One thing that was missing from ubench.h (intentionally to keep the initial code drop simple) was fixtures. In this PR I’ve added them.

So what are fixtures and why should you use them?

What are fixtures?

Fixtures are a way to setup and teardown state that doesn’t contribute to the timing of the actual benchmark itself:

// First you declare a struct that contains the state you need.
struct foo {
  unsigned size;
  char* foo;
};

// Then you setup the benchmark state - using the ubench_fixture implicit field.
UBENCH_F_SETUP(foo) {
  ubench_fixture->size = 1024 * 1024 * 128;
  ubench_fixture->foo = (char*)malloc(ubench_fixture->size);
}

// In the teardown you can free up anything you allocated.
UBENCH_F_TEARDOWN(foo) {
  free(ubench_fixture->foo);
}

// And then declare the benchmarks that use the state.
UBENCH_F(foo, bar) {
  UBENCH_DO_NOTHING(ubench_fixture->foo);
  memset(ubench_fixture->foo, 0, ubench_fixture->size);
  UBENCH_DO_NOTHING(ubench_fixture->foo);
}

// You can declare multiple benchmarks that use the same fixture too.
UBENCH_F(foo, haz) {
}

As you can see setting up and declaring a fixture isn’t difficult.

Why you should use them?

Let’s take the counter example to the fixture above - using the non-fixture approach:

UBENCH(foo, bar) {
  const unsigned size = 1024 * 1024 * 128;
  char* foo = (char*)malloc(size);
  UBENCH_DO_NOTHING(foo);
  memset(foo, 0, size);
  UBENCH_DO_NOTHING(foo);
  free(foo);
}

And if we look at the results of both these tests we can see that the non-fixture one runs like:

[==========] Running 1 benchmarks.
[ RUN      ] foo.bar
[       OK ] foo.bar (mean 15.506ms, confidence interval +- 1.553863%)
[==========] 1 benchmarks ran.
[  PASSED  ] 1 benchmarks.

Whereas the fixture one runs like:

[==========] Running 1 benchmarks.
[ RUN      ] foo.bar
[       OK ] foo.bar (mean 4.125ms, confidence interval +- 0.844092%)
[==========] 1 benchmarks ran.
[  PASSED  ] 1 benchmarks.

So we can see that the average time for the fixtured one is about 4x faster than the non-fixtured one - because it hasn’t timed the malloc/free cost per benchmark. This means that if you really only care about what memset costs you’ve now got a much more accurate way to get that.

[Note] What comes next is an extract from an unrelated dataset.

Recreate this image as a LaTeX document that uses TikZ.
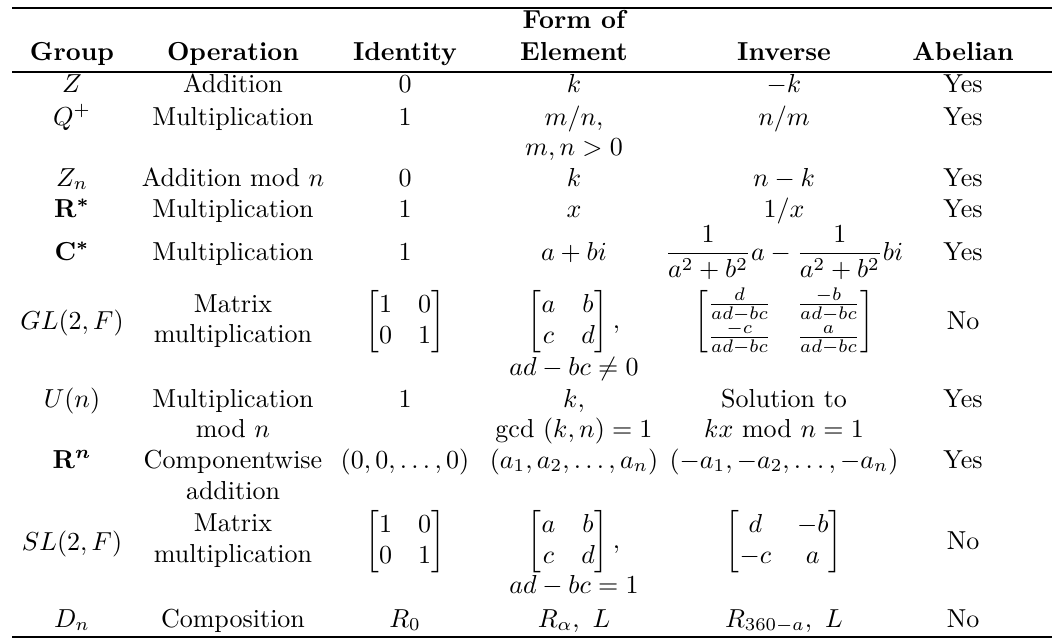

This is where fixtures are really great - hide the cost of setting up the data for your benchmark from the thing you actually want to benchmark.

One last thing…

One thing that might not be obvious is that fixtured tests can have a wall clock time that is longer than the non-fixtured variants. For the examples above the non-fixture one runs in:

real 0m0.592s
user 0m0.368s
sys  0m0.177s

Whereas the fixture benchmark runs in:

real 0m3.631s
user 0m3.508s
sys  0m0.071s

So why is this? In general the longer running a benchmark is the more accurate the result will be - so because we’re measuring less things in the actual benchmark samples the framework is having to run more of them to get an accurate result.

Just thought you might appreciate the heads up!